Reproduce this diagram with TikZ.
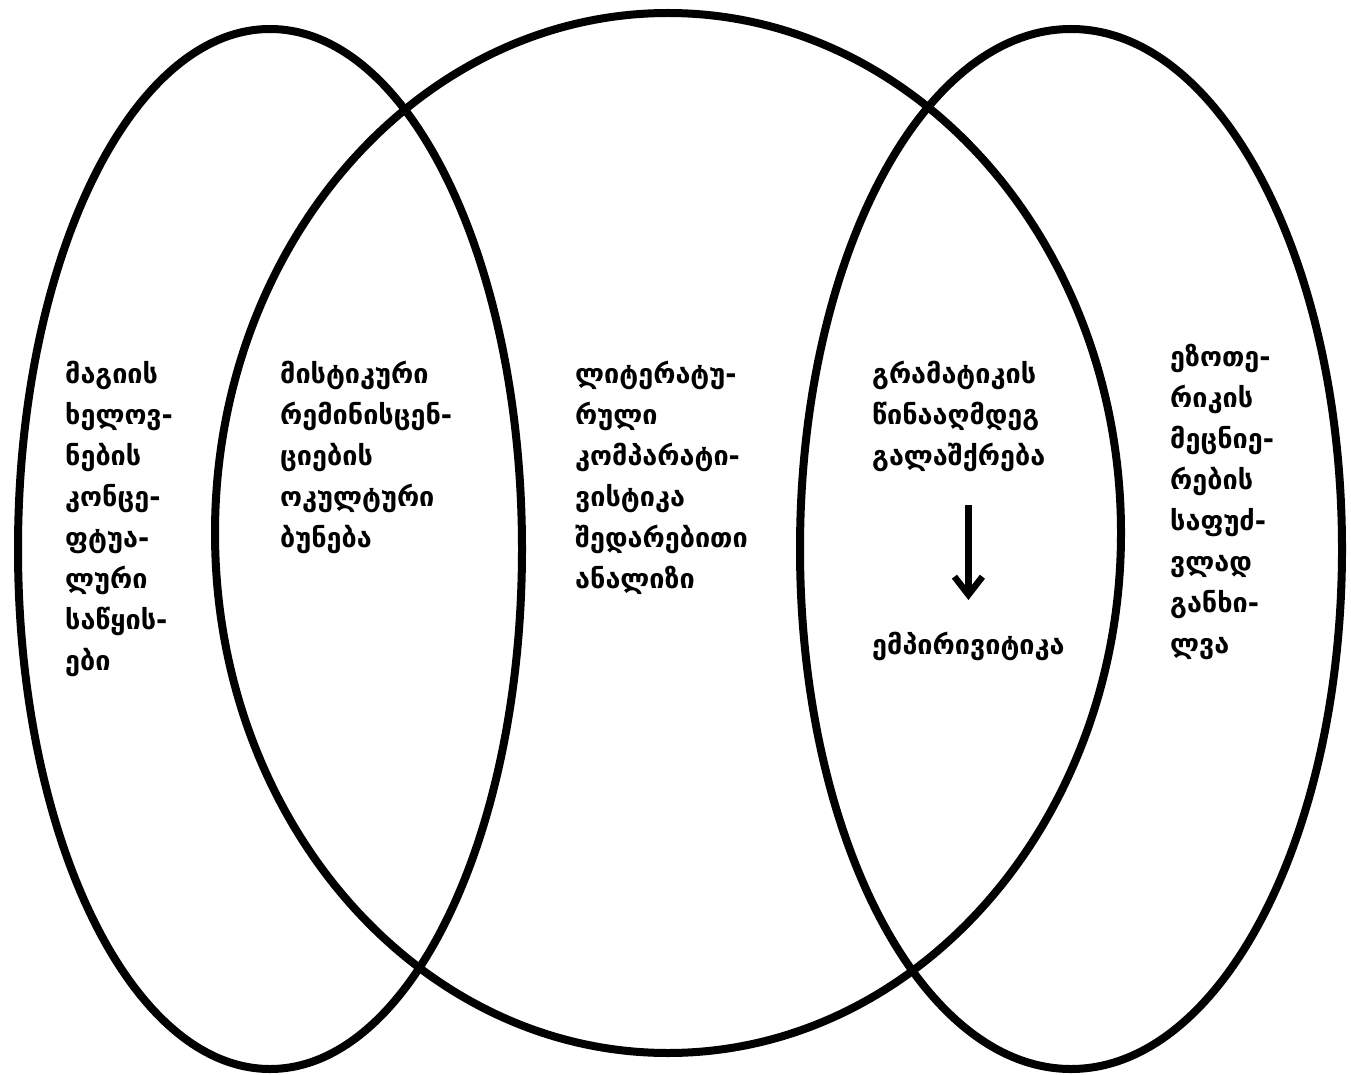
\documentclass[tikz,border=0pt]{standalone}
\usepackage{fontspec}
\setmainfont{DejaVu Sans}
\usetikzlibrary{shapes,arrows,arrows.meta}
\tikzstyle{oval} = [ellipse, draw, line width=8pt, inner sep=0pt]
\tikzstyle{words} = [anchor=north west, align=left, inner sep=0pt,
font=\fontsize{27}{41}\selectfont\bfseries]
\tikzstyle{line} = [draw, line width=6.5pt, -{Straight Barb[length=18pt,width=28pt]}]

\begin{document}
\begin{tikzpicture}[x=1pt, y=-1pt]
	\useasboundingbox (0,0) rectangle (1351,1075);
	% Place ovals
	\node [oval, minimum width=504pt, minimum height=1040pt] (leftoval) at (270,549) {};
	\node [oval, minimum width=906pt, minimum height=1040pt] (midoval) at (668,533) {};
	\node [oval, minimum width=542pt, minimum height=1040pt] (rightoval) at (1071,549) {};
	
	% Place nodes
	\node [words] (magic) at (65,361) {მაგიის\\ხელოვ-\\ნების\\კონცე-\\ფტუა-\\ლური\\საწყის-\\ები};
	\node [words] (mystic) at (280,361) {მისტიკური\\რემინისცენ-\\ციების\\ოკულტური\\ბუნება};
	\node [words] (lit) at (575,361) {ლიტერატუ-\\რული\\კომპარატი-\\ვისტიკა\\შედარებითი\\ანალიზი};
	\node [words] (gram) at (872,361) {გრამატიკის\\წინააღმდეგ\\გალაშქრება};
	\node [words] (emp) at (872,632) {ემპირივიტიკა};
	\node [words] (esot) at (1170,344) {ეზოთე-\\რიკის\\მეცნიე-\\რების\\საფუძ-\\ვლად\\განხი-\\ლვა};
	
	\path [line, shorten <=33pt, shorten >=32pt] (gram.south -| emp.north) -- (emp.north);
\end{tikzpicture}
\end{document}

::::::

**The task:**
Repeat, with no pictures, each line from the beginning of the data through the line containing "minimum width=542pt, minimum", inclusive.

**Reply to the exercise:**
Reproduce this diagram with TikZ.
\documentclass[tikz,border=0pt]{standalone}
\usepackage{fontspec}
\setmainfont{DejaVu Sans}
\usetikzlibrary{shapes,arrows,arrows.meta}
\tikzstyle{oval} = [ellipse, draw, line width=8pt, inner sep=0pt]
\tikzstyle{words} = [anchor=north west, align=left, inner sep=0pt,
font=\fontsize{27}{41}\selectfont\bfseries]
\tikzstyle{line} = [draw, line width=6.5pt, -{Straight Barb[length=18pt,width=28pt]}]

\begin{document}
\begin{tikzpicture}[x=1pt, y=-1pt]
	\useasboundingbox (0,0) rectangle (1351,1075);
	% Place ovals
	\node [oval, minimum width=504pt, minimum height=1040pt] (leftoval) at (270,549) {};
	\node [oval, minimum width=906pt, minimum height=1040pt] (midoval) at (668,533) {};
	\node [oval, minimum width=542pt, minimum height=1040pt] (rightoval) at (1071,549) {};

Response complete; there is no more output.